Simulation of background radiation

Simulation of Background radiation

Simulation Overview

A Geiger counter simulator showing background radiation in real time. Six toggleable sources fill the detector chamber with colour-coded particle tracks — each type rendered physically correctly:

  • α (orange) — short, thick tracks; radon gas, stopped by air
  • β (green) — medium curved tracks; food and water (K-40, C-14)
  • γ (yellow) — long straight tracks; ground rocks, medical, nuclear
  • μ (violet) — full-height vertical muon tracks; cosmic rays

The live CPM counter updates every 0.5 seconds. The rolling graph shows count rate over 2 minutes. The contribution bar shows each source’s share of total dose. Toggle sources on/off to see how each one affects the reading.

All percentages match PHE data — radon 50%, medical 14%, ground γ 14%, food 11%, cosmic 10%, nuclear <1%.


Class Activity — “What’s in My Dose?” (10–15 min, KS4)

Task: Students start with only Radon and Cosmic Rays active (natural outdoor sources only).

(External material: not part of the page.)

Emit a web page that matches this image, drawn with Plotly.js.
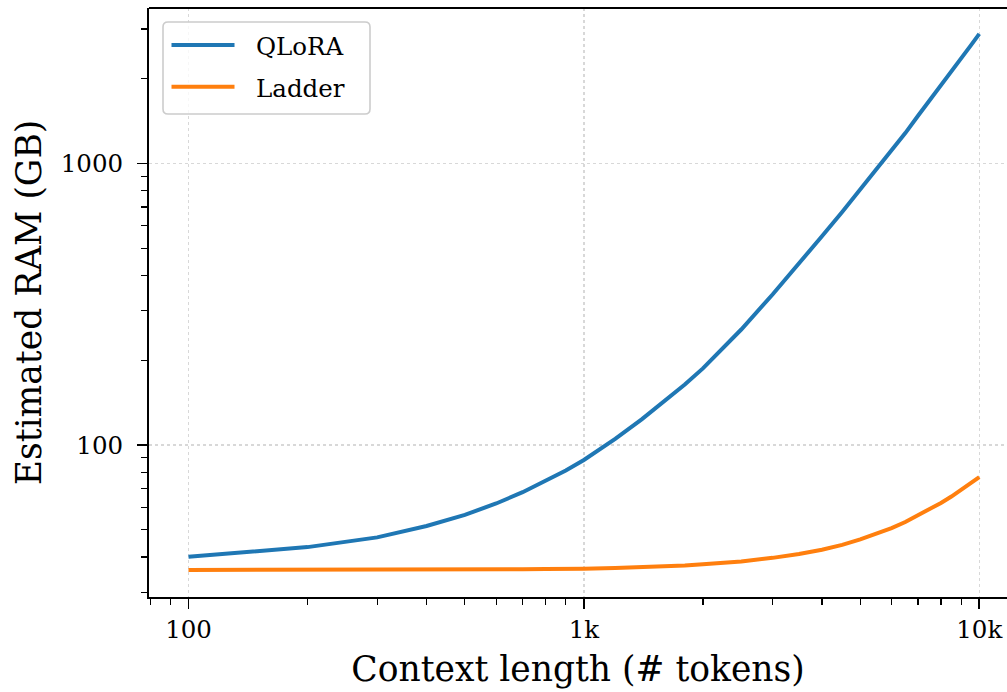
<!DOCTYPE html>
<html>
<head>
<meta charset="utf-8">
<script src="https://cdn.plot.ly/plotly-3.0.1.min.js"></script>
<style>html,body{margin:0;padding:0;background:#fff;overflow:hidden}#chart{width:1007px;height:692px}</style>
</head>
<body>
<div id="chart"></div>
<script>
// Context length (# tokens)
const contextLength = [100, 200, 300, 400, 500, 600, 700, 800, 900, 1000,
                       1200, 1400, 1600, 1800, 2000, 2500, 3000, 3500, 4000, 4500,
                       5000, 5500, 6000, 6500, 7000, 7500, 8000, 8500, 9000, 9500, 10000];
// Estimated RAM (GB)
const qloraRAM  = [40.1, 43.4, 47.0, 51.6, 56.5, 62.0, 68.0, 74.8, 81.2, 88.5,
                   105.2, 123.3, 142.8, 164, 187, 257, 342, 439, 551, 672,
                   808, 952, 1108, 1280, 1475, 1673, 1902, 2125, 2360, 2611, 2880];
const ladderRAM = [36.0, 36.0, 36.0, 36.1, 36.1, 36.1, 36.2, 36.3, 36.3, 36.4,
                   36.6, 36.8, 37.05, 37.35, 37.7, 38.6, 39.75, 41.0, 42.5, 44.2,
                   46.2, 48.3, 50.7, 53.3, 56.2, 59.1, 62.3, 65.6, 69.2, 73.0, 76.9];
const seriesNames = ['QLoRA', 'Ladder'];
const xTickVals = [100, 1000, 10000];
const xTickText = ['100', '1k', '10k'];
const yTickVals = [100, 1000];
const yTickText = ['100', '1000'];
const xMinorVals = [80, 90, 200, 300, 400, 500, 600, 700, 800, 900,
                    2000, 3000, 4000, 5000, 6000, 7000, 8000, 9000];
const yMinorVals = [30, 40, 50, 60, 70, 80, 90, 200, 300, 400, 500, 600, 700, 800, 900, 2000, 3000];

const colors = ['#1f77b4', '#ff7f0e'];
const FONT = 'DejaVu Serif';

const W = 1007, H = 692;
const M = {l: 149, r: 0, t: 8, b: 95};
const pw = W - M.l - M.r, ph = H - M.t - M.b;
const px = v => (v - M.l) / pw;          // pixel -> paper x
const py = v => (H - M.b - v) / ph;      // pixel -> paper y

const traces = [
  {x: contextLength, y: qloraRAM, name: seriesNames[0], type: 'scatter', mode: 'lines',
   line: {color: colors[0], width: 4}, showlegend: false},
  {x: contextLength, y: ladderRAM, name: seriesNames[1], type: 'scatter', mode: 'lines',
   line: {color: colors[1], width: 4}, showlegend: false}
];

// legend box (rounded rectangle) in paper coords
const bx0 = 163, bx1 = 370, by0 = 22, by1 = 114, r = 5;
const rx = r / pw, ry = r / ph;
const X0 = px(bx0), X1 = px(bx1), Y0 = py(by1), Y1 = py(by0);
const legendPath = `M${X0+rx},${Y0} L${X1-rx},${Y0} Q${X1},${Y0} ${X1},${Y0+ry} L${X1},${Y1-ry} Q${X1},${Y1} ${X1-rx},${Y1} L${X0+rx},${Y1} Q${X0},${Y1} ${X0},${Y1-ry} L${X0},${Y0+ry} Q${X0},${Y0} ${X0+rx},${Y0} Z`;

const legendRows = [45, 86.7];
const shapes = [
  {type: 'line', xref: 'paper', yref: 'paper', x0: 0, x1: 1, y0: 1, y1: 1,
   line: {color: '#000', width: 2}},
  {type: 'path', xref: 'paper', yref: 'paper', path: legendPath, layer: 'above',
   fillcolor: 'rgba(255,255,255,0.8)', line: {color: '#cccccc', width: 1.6}}
];
const annotations = [];
seriesNames.forEach((n, i) => {
  shapes.push({type: 'line', xref: 'paper', yref: 'paper', layer: 'above',
    x0: px(171.5), x1: px(234.5), y0: py(legendRows[i]), y1: py(legendRows[i]),
    line: {color: colors[i], width: 4}});
  annotations.push({xref: 'paper', yref: 'paper', x: px(254), y: py(legendRows[i] + 1.5),
    xanchor: 'left', yanchor: 'middle', showarrow: false, text: n,
    font: {family: FONT, size: 24.5, color: '#000'}});
});

const layout = {
  width: W, height: H,
  margin: M,
  paper_bgcolor: '#fff', plot_bgcolor: '#fff',
  font: {family: FONT, color: '#000'},
  showlegend: false,
  xaxis: {
    type: 'log', range: [1.9001, 4.0701],
    tickmode: 'array', tickvals: xTickVals, ticktext: xTickText,
    ticks: 'outside', ticklen: 10, tickwidth: 1.6, tickcolor: '#000',
    tickfont: {family: FONT, size: 24.5, color: '#000'},
    showline: true, linecolor: '#000', linewidth: 2, mirror: false,
    showgrid: true, gridcolor: '#d8d8d8', griddash: 'dot', gridwidth: 1.4,
    zeroline: false,
    minor: {tickmode: 'array', tickvals: xMinorVals, ticks: 'outside', ticklen: 6,
            tickwidth: 1.2, tickcolor: '#000', showgrid: false},
    title: {text: 'Context length (# tokens)', font: {family: FONT, size: 34.5, color: '#000'}, standoff: 13}
  },
  yaxis: {
    type: 'log', range: [1.4604, 3.5513],
    tickmode: 'array', tickvals: yTickVals, ticktext: yTickText,
    ticks: 'outside', ticklen: 10, tickwidth: 1.6, tickcolor: '#000',
    tickfont: {family: FONT, size: 24.5, color: '#000'},
    ticklabelstandoff: 9,
    showline: true, linecolor: '#000', linewidth: 2, mirror: false,
    showgrid: true, gridcolor: '#d8d8d8', griddash: 'dot', gridwidth: 1.4,
    zeroline: false,
    minor: {tickmode: 'array', tickvals: yMinorVals, ticks: 'outside', ticklen: 6,
            tickwidth: 1.2, tickcolor: '#000', showgrid: false},
    title: {text: 'Estimated RAM (GB)', font: {family: FONT, size: 34.5, color: '#000'}, standoff: 9}
  },
  shapes: shapes,
  annotations: annotations
};

Plotly.newPlot('chart', traces, layout, {displayModeBar: false, staticPlot: true});
</script>
</body>
</html>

They record the CPM, then add each source one at a time and record how the count changes.

Source addedCPM reading% of total
Radon + Cosmic only
+ Ground γ-rays
+ Food & Water
+ Medical

Discussion questions:

  1. Which single source contributes the most to your annual dose — and why is it hard to avoid?
  2. Medical radiation is man-made — does that make it more dangerous than radon?
  3. Why do pilots and astronauts receive a higher dose than people at sea level?

Exit question: Name two natural and one artificial source of background radiation. State the particle type each emits.